* [Exercise]: Begin at the first line of the data and copy each line through the one containing "const meanDot = (props: any)", that line included, with no pictures.

* [Data segment]:
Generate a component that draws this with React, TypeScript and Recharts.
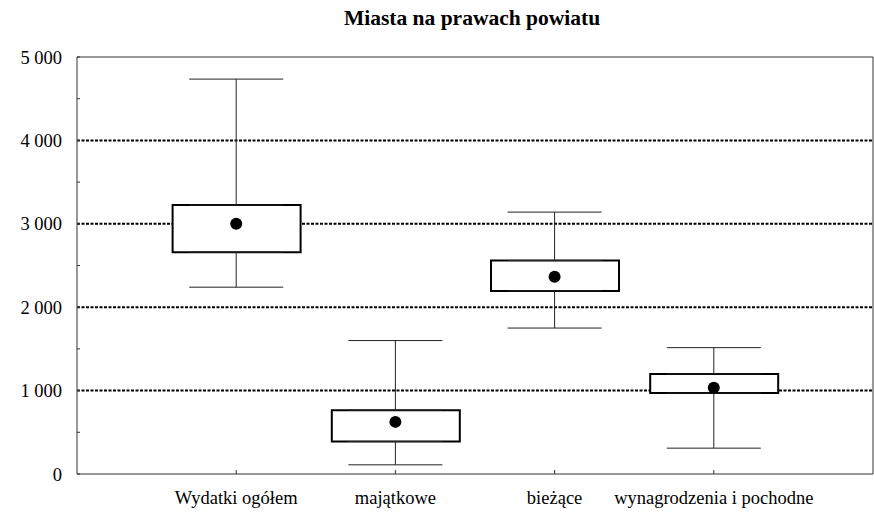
import {
  Bar,
  CartesianGrid,
  ComposedChart,
  ErrorBar,
  Scatter,
  XAxis,
  YAxis,
} from "recharts";

const categories = ["Wydatki ogółem", "majątkowe", "bieżące", "wynagrodzenia i pochodne"];
const mins = [2240, 110, 1750, 310];
const q1s = [2660, 390, 2195, 970];
const means = [3000, 625, 2365, 1035];
const q3s = [3225, 765, 2560, 1200];
const maxs = [4735, 1600, 3140, 1515];

const categoryTicks = [1, 2, 3, 4];
const yTicks = [0, 500, 1000, 1500, 2000, 2500, 3000, 3500, 4000, 4500, 5000];
const gridValues = [1000, 2000, 3000, 4000];

const rows = categories.map((name, i) => ({
  x: i + 1,
  name,
  box: [q1s[i], q3s[i]],
  q1: q1s[i],
  q3: q3s[i],
  mean: means[i],
  lowErr: [q1s[i] - mins[i], 0],
  highErr: [0, maxs[i] - q3s[i]],
}));

const font = "Liberation Serif";
const tickStyle = { fill: "#000", fontSize: 18.5, fontFamily: font };

function formatThousands(value: number) {
  if (value % 1000 !== 0) return "";
  return String(value).replace(/\B(?=(\d{3})+(?!\d))/g, " ");
}

const hidden = () => <g />;
const meanDot = (props: any) => <circle cx={props.cx} cy={props.cy} r={6} fill="#000" />;

export default function App() {
  return (
    <div
      style={{
        position: "absolute",
        left: 0,
        top: 0,
        width: 874,
        height: 512,
        background: "#fff",
        fontFamily: font,
      }}
    >
      <div
        style={{
          position: "absolute",
          left: 0,
          top: 6,
          width: 944,
          textAlign: "center",
          fontWeight: "bold",
          fontSize: 21.5,
          color: "#000",
        }}
      >
        Miasta na prawach powiatu
      </div>
      <ComposedChart
        width={874}
        height={512}
        data={rows}
        margin={{ top: 56, right: 0, bottom: 0, left: 0 }}
        style={{ fontFamily: font }}
      >
        <CartesianGrid
          horizontal
          vertical={false}
          horizontalValues={gridValues}
          stroke="#000"
          strokeWidth={2}
          strokeDasharray="3 1.5"
        />
        <XAxis
          dataKey="x"
          type="number"
          domain={[0, 5]}
          ticks={categoryTicks}
          tickFormatter={(v: number) => categories[v - 1] ?? ""}
          height={38}
          tickSize={-4}
          tickMargin={21}
          tick={tickStyle}
          stroke="#333"
          interval={0}
        />
        <XAxis
          xAxisId="top"
          dataKey="x"
          orientation="top"
          type="number"
          domain={[0, 5]}
          ticks={categoryTicks}
          height={1}
          tickSize={-4}
          tick={false}
          stroke="#333"
        />
        <YAxis
          type="number"
          domain={[0, 5000]}
          ticks={yTicks}
          tickFormatter={formatThousands}
          width={77}
          tickSize={-3}
          tickMargin={18}
          tick={tickStyle}
          stroke="#333"
          interval={0}
          allowDataOverflow
        />
        <YAxis
          yAxisId="right"
          orientation="right"
          type="number"
          domain={[0, 5000]}
          ticks={yTicks}
          width={1}
          tickSize={-3}
          tick={false}
          stroke="#333"
          allowDataOverflow
        />
        <Bar
          dataKey="box"
          barSize={128}
          fill="#fff"
          stroke="#000"
          strokeWidth={2}
          isAnimationActive={false}
        />
        <Scatter dataKey="q1" shape={hidden} isAnimationActive={false}>
          <ErrorBar dataKey="lowErr" direction="y" width={47} stroke="#222" strokeWidth={1} />
        </Scatter>
        <Scatter dataKey="q3" shape={hidden} isAnimationActive={false}>
          <ErrorBar dataKey="highErr" direction="y" width={47} stroke="#222" strokeWidth={1} />
        </Scatter>
        <Scatter dataKey="mean" shape={meanDot} isAnimationActive={false} />
        <Scatter
          xAxisId="top"
          yAxisId="right"
          dataKey="mean"
          shape={hidden}
          isAnimationActive={false}
        />
      </ComposedChart>
    </div>
  );
}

* [Exercise answer]:
Generate a component that draws this with React, TypeScript and Recharts.
import {
  Bar,
  CartesianGrid,
  ComposedChart,
  ErrorBar,
  Scatter,
  XAxis,
  YAxis,
} from "recharts";

const categories = ["Wydatki ogółem", "majątkowe", "bieżące", "wynagrodzenia i pochodne"];
const mins = [2240, 110, 1750, 310];
const q1s = [2660, 390, 2195, 970];
const means = [3000, 625, 2365, 1035];
const q3s = [3225, 765, 2560, 1200];
const maxs = [4735, 1600, 3140, 1515];

const categoryTicks = [1, 2, 3, 4];
const yTicks = [0, 500, 1000, 1500, 2000, 2500, 3000, 3500, 4000, 4500, 5000];
const gridValues = [1000, 2000, 3000, 4000];

const rows = categories.map((name, i) => ({
  x: i + 1,
  name,
  box: [q1s[i], q3s[i]],
  q1: q1s[i],
  q3: q3s[i],
  mean: means[i],
  lowErr: [q1s[i] - mins[i], 0],
  highErr: [0, maxs[i] - q3s[i]],
}));

const font = "Liberation Serif";
const tickStyle = { fill: "#000", fontSize: 18.5, fontFamily: font };

function formatThousands(value: number) {
  if (value % 1000 !== 0) return "";
  return String(value).replace(/\B(?=(\d{3})+(?!\d))/g, " ");
}

const hidden = () => <g />;
const meanDot = (props: any) => <circle cx={props.cx} cy={props.cy} r={6} fill="#000" />;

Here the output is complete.